感動を人へ
botanical lightとの出会い
今年の6月27日に開催した「カフェゼミ#61」。「サスティナブルな挑戦者のキャリア・ストーリーを聞く会」というテーマで開催した。その際にゲストスピーカーとしてお迎えしたのが株式会社グリーンディスプレイの大塚淳一さん。大塚さんは「botanical light」の開発に携わっている。botanical lightとは植物や微生物の力を借りて発電する、環境を破壊することなくエネルギーを回収できるライト。イルミネーションや施設の装飾ライトとしても活用がされているほか、ポータブル充電器、ファン(扇風機)などへの利用も可能だ。
「カフェゼミ#61」では、大塚さんがbotanical lightを開発するまでのキャリアや、大塚さんが大切にされている価値観などもお話していただいた。
私はカフェゼミの後、実際にbotanical lightを植える体験ができるワークショップの存在を知り、同じゼミ生の誘いもあって参加した。
実際に植えてみる
株式会社グリーンディスプレイ東京本社で開催された「botanical light ワークショップ」(今年7月12日開催)。
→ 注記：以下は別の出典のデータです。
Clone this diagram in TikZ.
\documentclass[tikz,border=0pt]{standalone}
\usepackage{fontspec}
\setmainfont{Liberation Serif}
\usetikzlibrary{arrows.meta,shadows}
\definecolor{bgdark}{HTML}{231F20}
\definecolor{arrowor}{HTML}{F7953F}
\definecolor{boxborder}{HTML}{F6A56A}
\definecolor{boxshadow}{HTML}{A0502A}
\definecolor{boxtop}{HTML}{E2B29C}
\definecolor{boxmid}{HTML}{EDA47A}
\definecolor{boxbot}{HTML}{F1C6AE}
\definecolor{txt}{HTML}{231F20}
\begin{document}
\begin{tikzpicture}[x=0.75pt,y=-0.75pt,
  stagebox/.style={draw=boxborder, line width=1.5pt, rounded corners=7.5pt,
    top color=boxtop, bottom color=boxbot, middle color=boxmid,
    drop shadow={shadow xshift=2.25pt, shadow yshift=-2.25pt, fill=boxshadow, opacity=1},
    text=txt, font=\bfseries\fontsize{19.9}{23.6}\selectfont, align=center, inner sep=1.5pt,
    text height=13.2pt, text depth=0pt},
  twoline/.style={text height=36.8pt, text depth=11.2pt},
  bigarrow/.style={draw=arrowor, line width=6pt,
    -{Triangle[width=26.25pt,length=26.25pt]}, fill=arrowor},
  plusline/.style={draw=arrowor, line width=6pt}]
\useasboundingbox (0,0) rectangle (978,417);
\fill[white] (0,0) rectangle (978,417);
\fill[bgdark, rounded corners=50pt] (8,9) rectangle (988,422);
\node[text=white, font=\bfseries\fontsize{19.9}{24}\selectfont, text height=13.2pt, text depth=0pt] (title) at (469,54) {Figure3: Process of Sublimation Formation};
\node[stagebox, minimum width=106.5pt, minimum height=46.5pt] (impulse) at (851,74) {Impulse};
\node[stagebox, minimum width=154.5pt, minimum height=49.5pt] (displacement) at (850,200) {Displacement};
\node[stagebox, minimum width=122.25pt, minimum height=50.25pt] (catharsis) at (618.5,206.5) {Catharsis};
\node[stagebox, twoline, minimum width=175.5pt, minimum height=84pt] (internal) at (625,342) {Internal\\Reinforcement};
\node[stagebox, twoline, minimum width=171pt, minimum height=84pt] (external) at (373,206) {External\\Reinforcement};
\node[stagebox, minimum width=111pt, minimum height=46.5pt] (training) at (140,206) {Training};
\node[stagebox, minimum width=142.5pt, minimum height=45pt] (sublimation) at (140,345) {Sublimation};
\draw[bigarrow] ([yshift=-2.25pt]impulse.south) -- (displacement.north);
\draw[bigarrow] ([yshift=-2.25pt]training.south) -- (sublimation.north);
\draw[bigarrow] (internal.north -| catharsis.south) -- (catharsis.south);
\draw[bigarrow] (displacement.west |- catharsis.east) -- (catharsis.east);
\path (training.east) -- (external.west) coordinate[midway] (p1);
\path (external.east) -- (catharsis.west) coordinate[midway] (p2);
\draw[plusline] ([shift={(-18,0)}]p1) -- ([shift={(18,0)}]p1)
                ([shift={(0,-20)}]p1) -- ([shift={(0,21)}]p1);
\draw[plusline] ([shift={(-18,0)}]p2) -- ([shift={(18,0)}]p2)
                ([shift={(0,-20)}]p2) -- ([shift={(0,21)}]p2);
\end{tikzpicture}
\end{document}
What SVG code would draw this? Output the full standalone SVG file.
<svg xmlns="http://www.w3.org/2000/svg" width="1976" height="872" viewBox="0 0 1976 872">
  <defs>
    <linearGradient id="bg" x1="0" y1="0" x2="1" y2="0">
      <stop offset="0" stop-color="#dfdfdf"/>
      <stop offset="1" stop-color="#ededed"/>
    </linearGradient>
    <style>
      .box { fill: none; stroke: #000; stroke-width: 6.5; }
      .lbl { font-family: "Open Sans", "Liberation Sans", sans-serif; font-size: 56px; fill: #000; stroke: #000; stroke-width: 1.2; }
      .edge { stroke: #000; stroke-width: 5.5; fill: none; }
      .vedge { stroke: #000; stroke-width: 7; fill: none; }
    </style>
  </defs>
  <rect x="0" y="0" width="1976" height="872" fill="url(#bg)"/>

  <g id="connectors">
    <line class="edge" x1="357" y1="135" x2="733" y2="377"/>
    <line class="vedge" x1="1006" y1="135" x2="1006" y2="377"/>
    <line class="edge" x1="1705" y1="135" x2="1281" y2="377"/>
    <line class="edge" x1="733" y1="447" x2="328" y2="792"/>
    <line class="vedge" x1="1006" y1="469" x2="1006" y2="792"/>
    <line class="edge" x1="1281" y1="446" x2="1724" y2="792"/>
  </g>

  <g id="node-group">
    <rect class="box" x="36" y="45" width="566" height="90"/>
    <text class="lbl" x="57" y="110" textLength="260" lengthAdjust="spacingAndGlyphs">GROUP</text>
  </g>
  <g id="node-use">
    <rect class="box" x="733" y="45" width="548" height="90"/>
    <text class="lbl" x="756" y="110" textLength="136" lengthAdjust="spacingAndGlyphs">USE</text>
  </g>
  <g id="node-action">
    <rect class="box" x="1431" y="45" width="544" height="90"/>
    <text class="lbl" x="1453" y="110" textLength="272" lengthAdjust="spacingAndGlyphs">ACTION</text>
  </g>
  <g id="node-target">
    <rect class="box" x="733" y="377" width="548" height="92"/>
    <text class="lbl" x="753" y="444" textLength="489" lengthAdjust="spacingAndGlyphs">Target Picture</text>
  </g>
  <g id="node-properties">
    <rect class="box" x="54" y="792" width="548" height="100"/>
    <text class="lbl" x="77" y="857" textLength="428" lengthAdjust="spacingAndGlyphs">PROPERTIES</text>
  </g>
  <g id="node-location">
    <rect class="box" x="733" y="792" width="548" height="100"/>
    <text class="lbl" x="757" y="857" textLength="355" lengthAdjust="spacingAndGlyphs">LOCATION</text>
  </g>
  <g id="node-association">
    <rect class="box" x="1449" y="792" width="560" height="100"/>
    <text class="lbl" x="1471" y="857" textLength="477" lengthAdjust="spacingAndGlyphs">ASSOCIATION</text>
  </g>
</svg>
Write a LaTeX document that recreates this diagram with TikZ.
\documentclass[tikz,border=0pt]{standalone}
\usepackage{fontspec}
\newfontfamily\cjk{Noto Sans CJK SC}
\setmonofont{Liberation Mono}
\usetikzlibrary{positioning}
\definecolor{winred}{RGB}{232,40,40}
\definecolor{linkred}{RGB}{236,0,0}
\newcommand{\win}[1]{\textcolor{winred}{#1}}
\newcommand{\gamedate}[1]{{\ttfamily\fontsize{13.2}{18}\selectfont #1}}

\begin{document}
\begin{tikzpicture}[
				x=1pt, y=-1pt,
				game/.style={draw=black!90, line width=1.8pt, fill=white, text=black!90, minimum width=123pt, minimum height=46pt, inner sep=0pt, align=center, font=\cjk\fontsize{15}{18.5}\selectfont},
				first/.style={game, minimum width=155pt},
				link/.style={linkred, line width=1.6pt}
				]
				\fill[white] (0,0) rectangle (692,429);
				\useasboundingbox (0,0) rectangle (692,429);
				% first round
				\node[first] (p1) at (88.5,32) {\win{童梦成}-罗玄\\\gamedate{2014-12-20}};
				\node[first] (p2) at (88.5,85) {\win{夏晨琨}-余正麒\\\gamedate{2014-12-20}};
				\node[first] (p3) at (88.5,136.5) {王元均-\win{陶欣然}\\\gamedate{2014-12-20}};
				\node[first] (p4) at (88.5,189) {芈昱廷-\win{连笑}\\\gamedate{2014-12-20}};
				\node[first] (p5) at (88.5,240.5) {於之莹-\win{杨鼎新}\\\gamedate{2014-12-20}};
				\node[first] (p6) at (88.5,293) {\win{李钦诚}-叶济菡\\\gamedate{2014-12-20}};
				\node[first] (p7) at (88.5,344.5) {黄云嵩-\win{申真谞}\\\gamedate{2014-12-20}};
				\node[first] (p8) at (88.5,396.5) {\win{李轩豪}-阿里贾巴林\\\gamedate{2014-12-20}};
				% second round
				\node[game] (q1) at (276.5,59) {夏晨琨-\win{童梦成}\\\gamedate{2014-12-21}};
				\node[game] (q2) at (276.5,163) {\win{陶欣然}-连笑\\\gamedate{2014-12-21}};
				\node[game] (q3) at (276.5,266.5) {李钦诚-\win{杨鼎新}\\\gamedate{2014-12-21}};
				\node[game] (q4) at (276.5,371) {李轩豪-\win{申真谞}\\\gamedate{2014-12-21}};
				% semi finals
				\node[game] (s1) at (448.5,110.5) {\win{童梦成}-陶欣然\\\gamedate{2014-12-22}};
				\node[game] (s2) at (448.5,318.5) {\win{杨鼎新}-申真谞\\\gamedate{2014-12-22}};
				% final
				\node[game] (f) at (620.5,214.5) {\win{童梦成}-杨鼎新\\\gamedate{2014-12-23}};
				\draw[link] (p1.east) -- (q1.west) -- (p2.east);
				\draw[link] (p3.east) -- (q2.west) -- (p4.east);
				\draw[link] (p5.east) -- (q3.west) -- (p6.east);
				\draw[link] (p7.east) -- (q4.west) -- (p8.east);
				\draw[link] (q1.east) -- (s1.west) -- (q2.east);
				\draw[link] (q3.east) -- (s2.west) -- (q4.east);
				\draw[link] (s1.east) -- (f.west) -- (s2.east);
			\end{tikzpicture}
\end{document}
ワークショップで私が実際に体験したbotanical light の植え込みについてお話したい。
まずは用意された備長炭とマグネシウムを交互に合わせて電極を作る。さらにその隙間を埋めるように土を流し、均等にならしていく。その後、植物を植えこみ、イルミネーションをつなげて、じょうろで水をあげる。
ようやく作業が終わり、少しドキドキしながら、イルミネーションを点灯してみる。最初はほんの少し明かりが灯っただけだったのに、さらに水をあげると、その明かりの強さがだんだんと大きくなり、ぱーっと周辺を優しい光で照らした。実はbotanical lightは植物が生成した有機物を取り入れてマイナスの電荷を放出する「微生物」の力を借りて電子を回収している。だから、水をあげると土の中に存在する微生物も植物も活性化し、光が大きくなるそうだ。
「本当に植物の力で光っている!」という感動と共に、目に見えない命がライトによって可視化され、「ああ、植物も微生物も生きているんだ…」と当たり前の大切なことに気づかされた。botanical lightの光は優しくその場を照らしてくれる。見ている人の心を温めてくれるような、そんなライトだった。
感動から、環境を考える
大塚さんはカフェゼミで、botanical lightの植え込みを小学校を対象に行った時の話をしてくれた。説明の時は寝ていた小学生の子が、botanical lightが実際に点灯した様子を見て目の色が変わったそうだ。そのときの話をする大塚さんはどこかうれしそうな表情だった。
私はbotanical lightを見た人の心を少しでも動かせたら、それだけでもbotanical lightの意義があるように感じる。botanical lightは一般的なライトよりも高価。私たちの家の中に取り込むことは先かもしれない。だけど、botanical lightを実際に植えたり、見たりすることで、私たちが何気なく消費する電気エネルギーについて疑問を感じたり、「植物」について考えるきっかけを作ることにも大きく貢献しているのではないか。
私がワークショップを通して気づいた「本当に植物の力で光っている!」「ああ、植物も微生物も生きているんだ…」という些細な感動や気づきは、自分の中では大きな変化。そういう自分の中の「感動したもの」、「いいと思ったもの」、「誰かに教えたくなるもの」を身の回りに広げてみる。それが、持続可能な未来に向けての一歩を踏み出す力になるのではないだろうか。
今年から長岡ゼミではカフェゼミの時間に「マグカップ」を貸す取り組みを始めた。今まで、カフェゼミで提供する飲み物には紙コップが使用され、紙ごみを増やしてしまう問題があったのだ。最初はこのシステムを来場者が利用してくれるのか不安だったが、「いい取り組みだね!」と言って貸し出しマグカップを使用してくれる人が沢山いた。
マグカップ貸し出しの取り組みは環境問題解決の小さな取り組み。だけど、私がbotanical lightに出会った感動を人に伝えたくなるように、今度は自分たちの活動によって、周りの人が環境に興味を持つ機会を与え、小さな範囲でも変えることができるかもしれない。
botanical lightの出会いを通して改めて自分達の活動、サスティナブルを見つめなおす。「マグカップ貸し出し」の取り組みにとどまらず、自分たちの「良いと思ったもの」を形にし、これからも色々な取り組みにチャレンジし続けたい。